** begin **

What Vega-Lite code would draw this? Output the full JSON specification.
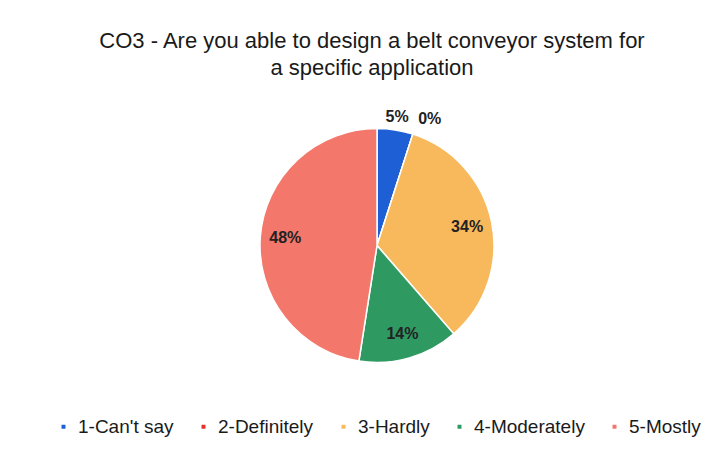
{
  "$schema": "https://vega.github.io/schema/vega-lite/v6.json",
  "autosize": {"type": "fit", "contains": "padding"},
  "width": 728,
  "height": 449,
  "padding": {"left": 26, "right": 0, "top": 30, "bottom": 12},
  "background": "white",
  "title": {
    "text": ["CO3 - Are you able to design a belt conveyor system for", "a specific application"],
    "anchor": "middle",
    "font": "Liberation Sans",
    "fontSize": 22,
    "fontWeight": "normal",
    "color": "#1a1a1a",
    "lineHeight": 27,
    "offset": 10,
    "dx": -5
  },
  "data": {
    "values": [
      {"cat": "1-Can't say", "pct": 5, "label": "5%"},
      {"cat": "2-Definitely", "pct": 0, "label": "0%"},
      {"cat": "3-Hardly", "pct": 34, "label": "34%"},
      {"cat": "4-Moderately", "pct": 14, "label": "14%"},
      {"cat": "5-Mostly", "pct": 48, "label": "48%"}
    ]
  },
  "encoding": {
    "theta": {"field": "pct", "type": "quantitative", "stack": true},
    "order": {"field": "cat", "type": "ordinal"}
  },
  "layer": [
    {
      "mark": {"type": "arc", "outerRadius": 117, "stroke": "white", "strokeWidth": 1.5},
      "encoding": {
        "color": {
          "field": "cat",
          "type": "nominal",
          "scale": {
            "domain": ["1-Can't say", "2-Definitely", "3-Hardly", "4-Moderately", "5-Mostly"],
            "range": ["#1f5fd6", "#e8312b", "#f8b95c", "#2e9a62", "#f4776b"]
          },
          "legend": {
            "orient": "bottom",
            "direction": "horizontal",
            "title": null,
            "symbolType": "square",
            "symbolSize": 30,
            "symbolOffset": 0,
            "labelOffset": 5,
            "labelFont": "Liberation Sans",
            "labelFontSize": 19,
            "labelColor": "#1a1a1a",
            "columnPadding": 20,
            "labelLimit": 200,
            "offset": 16
          }
        }
      }
    },
    {
      "mark": {"type": "text", "radius": 130, "font": "Liberation Sans", "fontSize": 16, "fontWeight": "bold", "color": "#222222"},
      "encoding": {
        "text": {"condition": {"test": "datum.pct > 0 && datum.pct < 10", "field": "label"}, "value": ""}
      }
    },
    {
      "mark": {"type": "text", "radius": 133, "dx": 12, "font": "Liberation Sans", "fontSize": 16, "fontWeight": "bold", "color": "#222222"},
      "encoding": {
        "text": {"condition": {"test": "datum.pct == 0", "field": "label"}, "value": ""}
      }
    },
    {
      "mark": {"type": "text", "radius": 92, "font": "Liberation Sans", "fontSize": 16, "fontWeight": "bold", "color": "#222222"},
      "encoding": {
        "text": {"condition": {"test": "datum.pct >= 10", "field": "label"}, "value": ""}
      }
    }
  ],
  "config": {
    "view": {"stroke": null},
    "legend": {"layout": {"bottom": {"anchor": "middle"}}}
  }
}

** end **

-- STATED GOAL --
Make an exact copy of the listing above. Do not include the pictures.

-- RESPONSE TO THIS EXERCISE --
What Vega-Lite code would draw this? Output the full JSON specification.
{
  "$schema": "https://vega.github.io/schema/vega-lite/v6.json",
  "autosize": {"type": "fit", "contains": "padding"},
  "width": 728,
  "height": 449,
  "padding": {"left": 26, "right": 0, "top": 30, "bottom": 12},
  "background": "white",
  "title": {
    "text": ["CO3 - Are you able to design a belt conveyor system for", "a specific application"],
    "anchor": "middle",
    "font": "Liberation Sans",
    "fontSize": 22,
    "fontWeight": "normal",
    "color": "#1a1a1a",
    "lineHeight": 27,
    "offset": 10,
    "dx": -5
  },
  "data": {
    "values": [
      {"cat": "1-Can't say", "pct": 5, "label": "5%"},
      {"cat": "2-Definitely", "pct": 0, "label": "0%"},
      {"cat": "3-Hardly", "pct": 34, "label": "34%"},
      {"cat": "4-Moderately", "pct": 14, "label": "14%"},
      {"cat": "5-Mostly", "pct": 48, "label": "48%"}
    ]
  },
  "encoding": {
    "theta": {"field": "pct", "type": "quantitative", "stack": true},
    "order": {"field": "cat", "type": "ordinal"}
  },
  "layer": [
    {
      "mark": {"type": "arc", "outerRadius": 117, "stroke": "white", "strokeWidth": 1.5},
      "encoding": {
        "color": {
          "field": "cat",
          "type": "nominal",
          "scale": {
            "domain": ["1-Can't say", "2-Definitely", "3-Hardly", "4-Moderately", "5-Mostly"],
            "range": ["#1f5fd6", "#e8312b", "#f8b95c", "#2e9a62", "#f4776b"]
          },
          "legend": {
            "orient": "bottom",
            "direction": "horizontal",
            "title": null,
            "symbolType": "square",
            "symbolSize": 30,
            "symbolOffset": 0,
            "labelOffset": 5,
            "labelFont": "Liberation Sans",
            "labelFontSize": 19,
            "labelColor": "#1a1a1a",
            "columnPadding": 20,
            "labelLimit": 200,
            "offset": 16
          }
        }
      }
    },
    {
      "mark": {"type": "text", "radius": 130, "font": "Liberation Sans", "fontSize": 16, "fontWeight": "bold", "color": "#222222"},
      "encoding": {
        "text": {"condition": {"test": "datum.pct > 0 && datum.pct < 10", "field": "label"}, "value": ""}
      }
    },
    {
      "mark": {"type": "text", "radius": 133, "dx": 12, "font": "Liberation Sans", "fontSize": 16, "fontWeight": "bold", "color": "#222222"},
      "encoding": {
        "text": {"condition": {"test": "datum.pct == 0", "field": "label"}, "value": ""}
      }
    },
    {
      "mark": {"type": "text", "radius": 92, "font": "Liberation Sans", "fontSize": 16, "fontWeight": "bold", "color": "#222222"},
      "encoding": {
        "text": {"condition": {"test": "datum.pct >= 10", "field": "label"}, "value": ""}
      }
    }
  ],
  "config": {
    "view": {"stroke": null},
    "legend": {"layout": {"bottom": {"anchor": "middle"}}}
  }
}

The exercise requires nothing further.